The catching fiasco ultimately didn’t cost the Nationals their fifth win in six days because of they way they jumped all over Houston starter Andy Pettitte for seven runs in three innings and the way they hung on by getting great bullpen work and some dazzling defense.

Washington right-hander Tony Armas Jr. was not in top form, giving up nine hits and three walks in only 51/3 innings, but he showed mettle in insisting to Robinson that he could start the sixth inning even though he had thrown 93 pitches.

Armas (5-2) couldn’t get out of the inning, but rookie Saul Rivera bailed him out in his major league debut before handing the rest over to the Nationals’ stalwart relievers. Jon Rauch, still suffering from food poisoning that caused him to vomit during Monday’s game, gutted out the seventh inning allowing only one run to score. Gary Majewski, pitching for the fourth straight day, continued his recent upswing with a scoreless eighth (aided by Alfonso Soriano’s league-leading eighth outfield assist on an inning-ending double play).
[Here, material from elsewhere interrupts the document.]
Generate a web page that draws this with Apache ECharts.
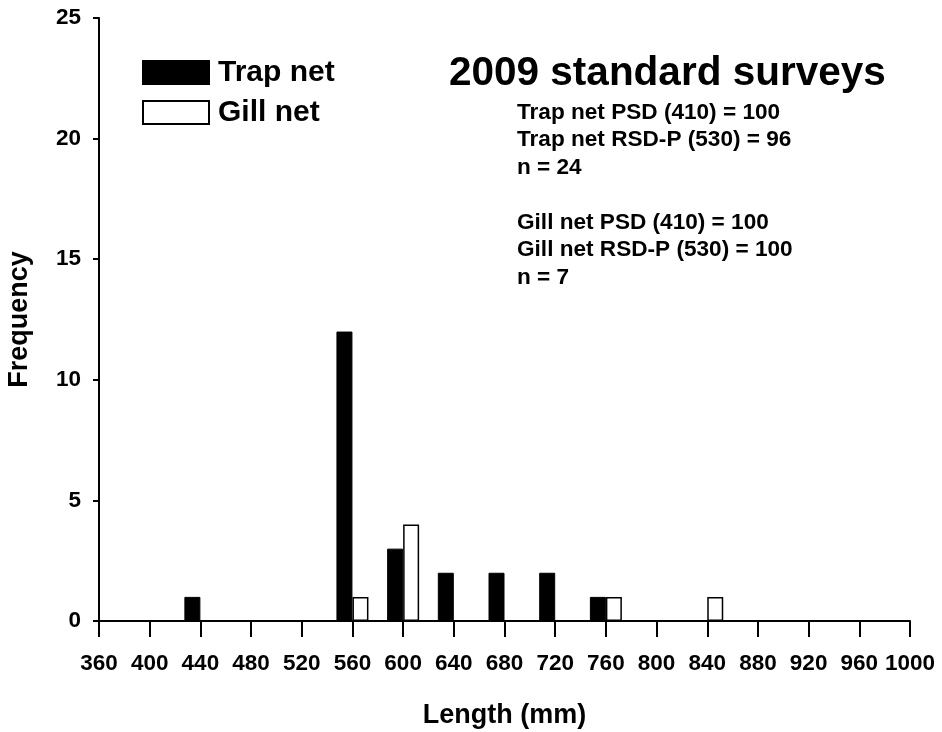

And Chad Cordero made quick work of the ninth, earning his seventh save (fourth in eight days).

“We shouldn’t have had to do the things we did today to pull that game out,” Robinson said. “The guys kept their heads up. They kept going out there, they kept battling.”

And, as they’ve showed during this recent upturn, they can win when they play as a team. Yesterday, the first six batters in Washington’s lineup combined for 11 hits. Two hit sacrifice flies, another dropped a sacrifice bunt.

“People are doing things,” third baseman Ryan Zimmerman said. “Grounding out to the right side to move people over. Tagging up from first to get to second on fly balls. Soriano steals third so Vidro can hit him in. It’s just contagious when everyone plays for each other and everyone wants to win for each other that much more.”

And that, more than anything else, may explain why a stoic, 70-year-old man who last summer called himself “The Intimidator” was reduced to tears by the end of yesterday’s game.

As Robinson summed it up, “I just appreciate the effort they put out today.”